» Problem statement: Starting at the first line of the listing below, repeat each line exactly until the line containing "const labels = labelText.map((t, i)", which you include. Leave out pictures.
╔══
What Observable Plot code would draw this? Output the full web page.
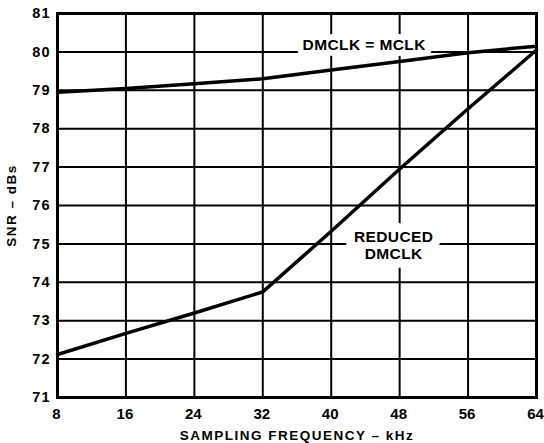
<!DOCTYPE html>
<html><head><meta charset="utf-8">
<script src="https://cdn.jsdelivr.net/npm/d3@7"></script>
<script src="https://cdn.jsdelivr.net/npm/@observablehq/plot@0.6"></script>
<style>
body{margin:0;background:#fff;}
#chart svg{font-family:"Liberation Sans",Arial,sans-serif;font-weight:bold;}
#chart g[aria-label="y-axis tick label"] text{letter-spacing:1px;}
#chart g[aria-label="x-axis label"] text{letter-spacing:1.5px;}
#chart g[aria-label="y-axis label"] text{letter-spacing:1.5px;}
#chart g.anno text{letter-spacing:0.4px;}
</style></head><body><div id="chart"></div>
<script>
const freqs = [8, 16, 24, 32, 40, 48, 56, 64];
const snrEqual = [78.95, 79.05, 79.17, 79.3, 79.53, 79.75, 79.98, 80.15];
const snrReduced = [72.12, 72.67, 73.2, 73.75, 75.33, 76.95, 78.52, 80.05];
const xTicks = [8, 16, 24, 32, 40, 48, 56, 64];
const yTicks = [71, 72, 73, 74, 75, 76, 77, 78, 79, 80, 81];
const labelText = ["DMCLK = MCLK", "REDUCED\nDMCLK"];
const labelX = [43.85, 47.3];
const labelY = [80.2, 74.98];
const labelHalo = [12, 18];

const rows = [];
freqs.forEach((f, i) => {
  rows.push({f, snr: snrEqual[i], s: "equal"});
  rows.push({f, snr: snrReduced[i], s: "reduced"});
});
const labels = labelText.map((t, i) => ({t, x: labelX[i], y: labelY[i], h: labelHalo[i]}));

const chart = Plot.plot({
  width: 544, height: 443,
  marginLeft: 57, marginRight: 8, marginTop: 13, marginBottom: 46,
  style: {fontFamily: '"Liberation Sans", Arial, sans-serif', fontWeight: "bold", fontSize: "14px", color: "black", background: "white"},
  x: {domain: [8, 64]},
  y: {domain: [71, 81]},
  marks: [
    Plot.gridX(xTicks, {stroke: "black", strokeOpacity: 1, strokeWidth: 2}),
    Plot.gridY(yTicks, {stroke: "black", strokeOpacity: 1, strokeWidth: 2}),
    labels.map(l => Plot.text([l], {x: "x", y: "y", text: "t", fill: "white", stroke: "white", strokeWidth: l.h, strokeLinejoin: "round", fontSize: 15.5, fontWeight: "bold", lineHeight: 1.12, textAnchor: "middle", className: "anno"})),
    Plot.text(labels, {x: "x", y: "y", text: "t", fill: "black", fontSize: 15.5, fontWeight: "bold", lineHeight: 1.12, textAnchor: "middle", className: "anno"}),
    Plot.frame({stroke: "black", strokeWidth: 3}),
    Plot.line(rows, {x: "f", y: "snr", z: "s", stroke: "black", strokeWidth: 3.5}),
    Plot.axisX({ticks: xTicks, tickSize: 0, tickPadding: 11, fontSize: 15, dx: -1, label: null}),
    Plot.axisY({ticks: yTicks, tickSize: 0, tickPadding: 7, fontSize: 14.5, label: null}),
    Plot.axisX({ticks: [], label: "SAMPLING FREQUENCY – kHz", labelAnchor: "center", labelOffset: 42, labelArrow: "none", fontSize: 13.5}),
    Plot.axisY({ticks: [], label: "SNR – dBs", labelAnchor: "center", labelOffset: 51, labelArrow: "none", fontSize: 13.5})
  ]
});
document.getElementById("chart").appendChild(chart);
</script></body></html>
╚══
» Task output:
What Observable Plot code would draw this? Output the full web page.
<!DOCTYPE html>
<html><head><meta charset="utf-8">
<script src="https://cdn.jsdelivr.net/npm/d3@7"></script>
<script src="https://cdn.jsdelivr.net/npm/@observablehq/plot@0.6"></script>
<style>
body{margin:0;background:#fff;}
#chart svg{font-family:"Liberation Sans",Arial,sans-serif;font-weight:bold;}
#chart g[aria-label="y-axis tick label"] text{letter-spacing:1px;}
#chart g[aria-label="x-axis label"] text{letter-spacing:1.5px;}
#chart g[aria-label="y-axis label"] text{letter-spacing:1.5px;}
#chart g.anno text{letter-spacing:0.4px;}
</style></head><body><div id="chart"></div>
<script>
const freqs = [8, 16, 24, 32, 40, 48, 56, 64];
const snrEqual = [78.95, 79.05, 79.17, 79.3, 79.53, 79.75, 79.98, 80.15];
const snrReduced = [72.12, 72.67, 73.2, 73.75, 75.33, 76.95, 78.52, 80.05];
const xTicks = [8, 16, 24, 32, 40, 48, 56, 64];
const yTicks = [71, 72, 73, 74, 75, 76, 77, 78, 79, 80, 81];
const labelText = ["DMCLK = MCLK", "REDUCED\nDMCLK"];
const labelX = [43.85, 47.3];
const labelY = [80.2, 74.98];
const labelHalo = [12, 18];

const rows = [];
freqs.forEach((f, i) => {
  rows.push({f, snr: snrEqual[i], s: "equal"});
  rows.push({f, snr: snrReduced[i], s: "reduced"});
});
const labels = labelText.map((t, i) => ({t, x: labelX[i], y: labelY[i], h: labelHalo[i]}));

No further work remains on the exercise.